→ Set problem:
With pictures left out, extract every line between the start of the records below and the line holding "fig.savefig('out.png', dpi=100)", inclusive.

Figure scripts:
□ □ □
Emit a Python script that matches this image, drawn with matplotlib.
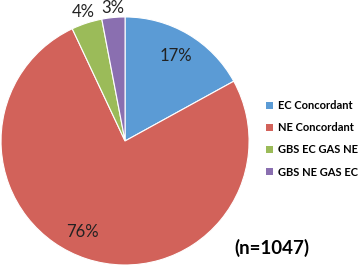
import numpy as np
import matplotlib
matplotlib.use("Agg")
import matplotlib.pyplot as plt
from matplotlib.patches import Patch

categories = ["EC Concordant", "NE Concordant", "GBS EC GAS NE", "GBS NE GAS EC"]
percents = [17, 76, 4, 3]
colors = ["#5B9BD5", "#D2625A", "#9BBB59", "#8A6FB0"]
label_dist = [0.80, 0.81, 1.09, 1.08]
label_shift = [0, -7, 0, 0]   # degrees, nudges label off the wedge middle
note = "(n=1047)"

plt.rcParams['font.family'] = ['Lato', 'DejaVu Sans']

fig = plt.figure(figsize=(3.58, 2.67), dpi=100)
ax = fig.add_axes([0.0028, 0.0075, 0.693, 0.929])

wedges, _ = ax.pie(percents, colors=colors, startangle=90, counterclock=False,
                   wedgeprops=dict(edgecolor='white', linewidth=0.8))
ax.set_xlim(-1, 1)
ax.set_ylim(-1, 1)
ax.set_aspect('equal')
for w in wedges:
    w.set_clip_on(False)

# percentage labels at the wedge middles
for w, p, d, s in zip(wedges, percents, label_dist, label_shift):
    ang = np.deg2rad((w.theta1 + w.theta2) / 2 + s)
    ax.text(d * np.cos(ang), d * np.sin(ang), "%d%%" % p, ha='center', va='center',
            fontsize=12, color='#222222', clip_on=False)

handles = [Patch(facecolor=c, edgecolor='none') for c in colors]
fig.legend(handles, categories, loc='center left', bbox_to_anchor=(0.728, 0.48),
           frameon=False, prop=dict(size=8, weight='bold'), handlelength=0.6,
           handleheight=0.6, handletextpad=0.5, labelspacing=1.0, borderpad=0)

fig.text(0.656, 0.072, note, fontsize=13.5, fontweight='bold', ha='left', va='center')

fig.savefig('out.png', dpi=100)
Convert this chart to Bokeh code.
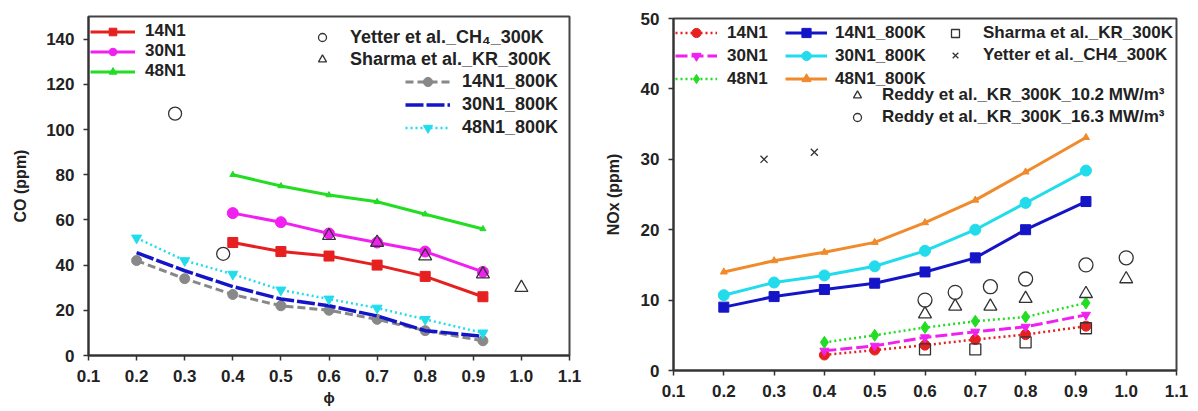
from bokeh.plotting import figure
from bokeh.models import Legend, LegendItem, FixedTicker, PrintfTickFormatter, Range1d
from bokeh.embed import file_html
from bokeh.resources import INLINE

# ---------------- data ----------------
x_ticks = [0.1, 0.2, 0.3, 0.4, 0.5, 0.6, 0.7, 0.8, 0.9, 1.0, 1.1]
co_ticks = [0, 20, 40, 60, 80, 100, 120, 140]
nox_ticks = [0, 10, 20, 30, 40, 50]

phi_800 = [0.2, 0.3, 0.4, 0.5, 0.6, 0.7, 0.8, 0.92]
phi_300 = [0.4, 0.5, 0.6, 0.7, 0.8, 0.92]

co_14N1 = [50, 46, 44, 40, 35, 26]
co_30N1 = [63, 59, 54, 50, 46, 37]
co_48N1 = [80, 75, 71, 68, 62.5, 56]
co_14N1_800K = [42, 34, 27, 22, 20, 16, 11, 6.5]
co_30N1_800K = [45.5, 37.5, 30.5, 25, 22, 17.5, 11, 8.5]
co_48N1_800K = [52, 42, 36, 29, 25, 21, 16, 10]
co_yetter_phi = [0.28, 0.38]
co_yetter = [107, 45]
co_sharma_phi = [0.6, 0.7, 0.8, 0.92, 1.0]
co_sharma = [53, 50, 44, 36, 30]

nox_14N1 = [2.2, 2.9, 3.6, 4.4, 5.1, 6.3]
nox_30N1 = [2.8, 3.5, 4.7, 5.5, 6.2, 7.9]
nox_48N1 = [4.0, 5.0, 6.1, 7.0, 7.6, 9.6]
nox_14N1_800K = [9, 10.5, 11.5, 12.4, 14, 16, 20, 24]
nox_30N1_800K = [10.7, 12.5, 13.5, 14.8, 17, 20, 23.8, 28.4]
nox_48N1_800K = [14, 15.6, 16.8, 18.2, 21, 24.2, 28.2, 33.1]
nox_sharma_phi = [0.6, 0.7, 0.8, 0.92]
nox_sharma = [3, 3, 4, 6]
nox_yetter_phi = [0.28, 0.38]
nox_yetter = [30, 31]
nox_reddy_phi = [0.6, 0.66, 0.73, 0.8, 0.92, 1.0]
nox_reddy_10 = [8, 9.1, 9.1, 10.2, 10.9, 13]
nox_reddy_16 = [10, 11.1, 11.9, 13, 15, 16]

# ---------------- style ----------------
FONT = "Liberation Sans"
RED = "#e62020"
MAG = "#f020f0"
GRN = "#22dd22"
GRAY = "#888888"
BLUE = "#1515c8"
CYAN = "#22dcec"
ORNG = "#f08a2a"
DARK = "#444444"


def make_fig(width, left, right, top, bottom, ymax, yticks, ylabel, xlabel):
    p = figure(width=width, height=411, output_backend="svg", toolbar_location=None,
               x_range=Range1d(0.1, 1.1), y_range=Range1d(0, ymax),
               min_border_left=left, min_border_right=right,
               min_border_top=top, min_border_bottom=bottom)
    p.grid.visible = False
    p.outline_line_color = DARK
    p.outline_line_width = 2
    p.xaxis.ticker = FixedTicker(ticks=x_ticks)
    p.xaxis.formatter = PrintfTickFormatter(format="%.1f")
    p.yaxis.ticker = FixedTicker(ticks=yticks)
    for ax in (p.xaxis[0], p.yaxis[0]):
        ax.axis_line_color = "#333333"
        ax.axis_line_width = 2
        ax.major_tick_line_color = "#333333"
        ax.major_tick_line_width = 1.5
        ax.major_tick_out = 5
        ax.major_tick_in = 0
        ax.minor_tick_out = 0
        ax.minor_tick_in = 0
        ax.major_label_text_font = FONT
        ax.major_label_text_font_style = "bold"
        ax.major_label_text_font_size = "17px"
        ax.major_label_text_color = "#222222"
        ax.axis_label_text_font = FONT
        ax.axis_label_text_font_style = "bold"
        ax.axis_label_text_font_size = "16px"
        ax.axis_label_text_color = "#222222"
    p.yaxis.axis_label = ylabel
    p.yaxis.major_label_standoff = 9
    p.yaxis.axis_label_standoff = 14
    p.xaxis.major_label_standoff = 9
    p.xaxis.axis_label_standoff = 4
    p.xaxis.axis_label = xlabel
    return p


def add_legend(p, items, left, top, h, glyph_w, standoff, frame_h, fs=17):
    n = len(items)
    hh = max(h, round(fs * 1.17))
    leg = Legend(items=items, location=(left, frame_h - top - n * hh))
    leg.padding = 0
    leg.spacing = 0
    leg.margin = 0
    leg.label_height = h
    leg.glyph_height = h
    leg.glyph_width = glyph_w
    leg.label_standoff = standoff
    leg.background_fill_alpha = 0
    leg.border_line_alpha = 0
    leg.label_text_font = FONT
    leg.label_text_font_style = "bold"
    leg.label_text_font_size = "%dpx" % fs
    leg.label_text_color = "#222222"
    p.add_layout(leg)


def series(p, x, y, color, marker, size, dash="solid", lw=3):
    l = p.line(x, y, line_color=color, line_width=lw, line_dash=dash)
    m = p.scatter(x, y, marker=marker, size=size, fill_color=color, line_color=color)
    return [l, m]


def points(p, x, y, marker, size):
    return [p.scatter(x, y, marker=marker, size=size, fill_color=None,
                      line_color="#333333", line_width=1.3)]


# ---------------- left: CO ----------------
p1 = make_fig(590, 88, 21, 16, 56, 150, co_ticks, "CO (ppm)", "\u03d5")
p1.xaxis.axis_label_text_font_size = "15px"
FH1 = 339
r_14 = series(p1, phi_300, co_14N1, RED, "square", 10)
r_30 = series(p1, phi_300, co_30N1, MAG, "circle", 11)
r_48 = series(p1, phi_300, co_48N1, GRN, "triangle", 6)
r_14h = series(p1, phi_800, co_14N1_800K, GRAY, "circle", 10, dash="8 4")
l_30h = p1.line(phi_800, co_30N1_800K, line_color=BLUE, line_width=3.5, line_dash="18 3")
r_48h = series(p1, phi_800, co_48N1_800K, CYAN, "inverted_triangle", 10, dash="2 3", lw=2.5)
r_y = points(p1, co_yetter_phi, co_yetter, "circle", 13)
r_s = points(p1, co_sharma_phi, co_sharma, "triangle", 13)

add_legend(p1, [LegendItem(label="14N1", renderers=r_14),
                LegendItem(label="30N1", renderers=r_30),
                LegendItem(label="48N1", renderers=r_48)],
           left=2, top=5, h=19, glyph_w=45, standoff=10, frame_h=FH1, fs=17)
add_legend(p1, [LegendItem(label="Yetter et al._CH\u2084_300K", renderers=r_y),
                LegendItem(label="Sharma et al._KR_300K", renderers=r_s)],
           left=224, top=10, h=22, glyph_w=20, standoff=18, frame_h=FH1, fs=18)
add_legend(p1, [LegendItem(label="14N1_800K", renderers=r_14h),
                LegendItem(label="30N1_800K", renderers=[l_30h]),
                LegendItem(label="48N1_800K", renderers=r_48h)],
           left=317, top=54, h=23, glyph_w=45, standoff=12, frame_h=FH1, fs=18)

# ---------------- right: NOx ----------------
p2 = make_fig(608, 83, 22, 18, 41, 50, nox_ticks, "NOx (ppm)", None)
p2.yaxis.axis_label_standoff = 16
FH2 = 352
q_14 = series(p2, phi_300, nox_14N1, RED, "circle", 10, dash="2 3", lw=2.5)
q_30 = series(p2, phi_300, nox_30N1, MAG, "inverted_triangle", 9, dash="12 4", lw=3)
q_48 = series(p2, phi_300, nox_48N1, GRN, "diamond", 12, dash="2 3", lw=2.5)
q_14h = series(p2, phi_800, nox_14N1_800K, BLUE, "square", 10)
q_30h = series(p2, phi_800, nox_30N1_800K, CYAN, "circle", 11)
q_48h = series(p2, phi_800, nox_48N1_800K, ORNG, "triangle", 7)
q_s = points(p2, nox_sharma_phi, nox_sharma, "square", 11)
q_y = points(p2, nox_yetter_phi, nox_yetter, "x", 10)
q_r10 = points(p2, nox_reddy_phi, nox_reddy_10, "triangle", 13)
q_r16 = points(p2, nox_reddy_phi, nox_reddy_16, "circle", 14)

add_legend(p2, [LegendItem(label="14N1", renderers=q_14),
                LegendItem(label="30N1", renderers=q_30),
                LegendItem(label="48N1", renderers=q_48)],
           left=2, top=3, h=23, glyph_w=42, standoff=10, frame_h=FH2)
add_legend(p2, [LegendItem(label="14N1_800K", renderers=q_14h),
                LegendItem(label="30N1_800K", renderers=q_30h),
                LegendItem(label="48N1_800K", renderers=q_48h)],
           left=112, top=3, h=23, glyph_w=42, standoff=8, frame_h=FH2)
add_legend(p2, [LegendItem(label="Sharma et al._KR_300K", renderers=q_s),
                LegendItem(label="Yetter et al._CH4_300K", renderers=q_y)],
           left=272, top=4, h=22, glyph_w=20, standoff=18, frame_h=FH2)
add_legend(p2, [LegendItem(label="Reddy et al._KR_300K_10.2 MW/m\u00b3", renderers=q_r10),
                LegendItem(label="Reddy et al._KR_300K_16.3 MW/m\u00b3", renderers=q_r16)],
           left=174, top=66, h=22, glyph_w=20, standoff=15, frame_h=FH2)

# two independent roots side by side (no border alignment between the plots)
TEMPLATE = """
{% block contents %}
{%- from macros import embed -%}
<div style="display:flex;flex-direction:row;align-items:flex-start;">
{%- for doc in docs -%}{%- for root in doc.roots -%}
{{ embed(root) }}
{%- endfor -%}{%- endfor -%}
</div>
{% endblock %}
"""

open("out.html", "w").write(file_html([p1, p2], INLINE, template=TEMPLATE))
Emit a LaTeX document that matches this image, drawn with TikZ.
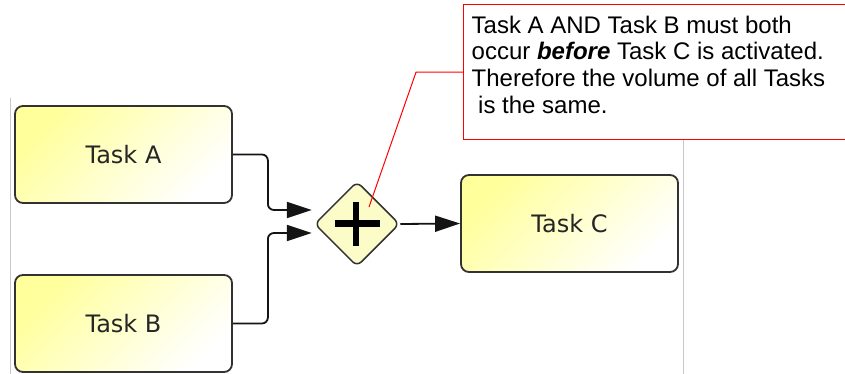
\documentclass[tikz,border=0pt]{standalone}
\usepackage{fontspec}
\setmainfont{Liberation Sans}
\newfontfamily\taskfont{DejaVu Sans}
\usetikzlibrary{shapes.geometric,arrows.meta,calc}

\definecolor{taskfill}{RGB}{255,255,155}
\definecolor{taskedge}{RGB}{50,50,50}
\definecolor{guide}{RGB}{200,200,200}
\definecolor{gatefill}{RGB}{252,252,200}

\begin{document}
\begin{tikzpicture}[x=1pt,y=-1pt,
  task/.style={draw=taskedge, line width=1.8pt, rounded corners=8pt,
    minimum width=217pt, minimum height=97pt, inner sep=0pt,
    top color=taskfill, bottom color=white, shading angle=45,
    font=\taskfont\fontsize{24}{28}\selectfont, text=black!85},
  gate/.style={diamond, aspect=1, draw=taskedge, line width=1.5pt,
    rounded corners=6pt, minimum width=85pt, minimum height=85pt,
    inner sep=0pt, fill=gatefill},
  plusbar/.style={draw=black, line width=6.5pt},
  flow/.style={draw=black!92, line width=1.8pt, rounded corners=6pt,
    -{Triangle[length=25pt,width=16pt]}},
  guide/.style={draw=guide, line width=1pt},
  note/.style={draw=red, line width=1pt, fill=white,
    minimum width=420pt, minimum height=134.5pt, inner sep=0pt},
  notetext/.style={inner sep=0pt, align=left,
    font=\fontsize{24}{26.7}\selectfont, text=black},
  callout/.style={draw=red, line width=1pt}
]
\clip (0,0) rectangle (845,374);
\fill[white] (0,0) rectangle (845,374);

% lane guide lines
\draw[guide] (10,98) -- (10,374);
\draw[guide] (683,139.5) -- (683,374);

% tasks
\node[task] (A) at (123.5,154.5) {Task A};
\node[task] (B) at (123.5,323.5) {Task B};
\node[task] (C) at (569.5,223.5) {Task C};

% parallel gateway
\node[gate] (g) at (357,224) {};
\draw[plusbar] ($(g.center)+(-22.5,-0.5)$) -- ($(g.center)+(22.5,-0.5)$);
\draw[plusbar] ($(g.center)+(-1,-22.5)$) -- ($(g.center)+(-1,21.5)$);

% sequence flows
\draw[flow] (A.east) -- ($(A.east)+(35,0)$) |- ($(g.west)+(-2,-14)$);
\draw[flow] (B.east) -- ($(B.east)+(35,0)$) |- ($(g.west)+(-2,9)$);
\draw[flow] (g.east) -- (C.west);

% annotation
\node[note, anchor=north west] (note) at (463,4.5) {};
\node[notetext, anchor=north west] (nt) at ($(note.north west)+(8.5,11)$)
  {Task A AND Task B must both\\
   occur \textbf{\textit{before}} Task C is activated.\\
   Therefore the volume of all Tasks\\
   \hspace*{6.5pt}is the same.};
\draw[callout] ($(g.center)+(12,-17)$) -- ($(note.west)+(-47,0)$) -- (note.west);
\end{tikzpicture}
\end{document}
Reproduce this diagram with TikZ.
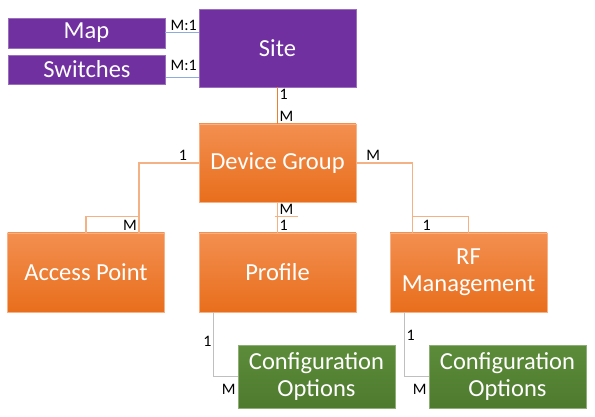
□ □ □
→ Final result:
Emit a Python script that matches this image, drawn with matplotlib.
import numpy as np
import matplotlib
matplotlib.use("Agg")
import matplotlib.pyplot as plt
from matplotlib.patches import Patch

categories = ["EC Concordant", "NE Concordant", "GBS EC GAS NE", "GBS NE GAS EC"]
percents = [17, 76, 4, 3]
colors = ["#5B9BD5", "#D2625A", "#9BBB59", "#8A6FB0"]
label_dist = [0.80, 0.81, 1.09, 1.08]
label_shift = [0, -7, 0, 0]   # degrees, nudges label off the wedge middle
note = "(n=1047)"

plt.rcParams['font.family'] = ['Lato', 'DejaVu Sans']

fig = plt.figure(figsize=(3.58, 2.67), dpi=100)
ax = fig.add_axes([0.0028, 0.0075, 0.693, 0.929])

wedges, _ = ax.pie(percents, colors=colors, startangle=90, counterclock=False,
                   wedgeprops=dict(edgecolor='white', linewidth=0.8))
ax.set_xlim(-1, 1)
ax.set_ylim(-1, 1)
ax.set_aspect('equal')
for w in wedges:
    w.set_clip_on(False)

# percentage labels at the wedge middles
for w, p, d, s in zip(wedges, percents, label_dist, label_shift):
    ang = np.deg2rad((w.theta1 + w.theta2) / 2 + s)
    ax.text(d * np.cos(ang), d * np.sin(ang), "%d%%" % p, ha='center', va='center',
            fontsize=12, color='#222222', clip_on=False)

handles = [Patch(facecolor=c, edgecolor='none') for c in colors]
fig.legend(handles, categories, loc='center left', bbox_to_anchor=(0.728, 0.48),
           frameon=False, prop=dict(size=8, weight='bold'), handlelength=0.6,
           handleheight=0.6, handletextpad=0.5, labelspacing=1.0, borderpad=0)

fig.text(0.656, 0.072, note, fontsize=13.5, fontweight='bold', ha='left', va='center')

fig.savefig('out.png', dpi=100)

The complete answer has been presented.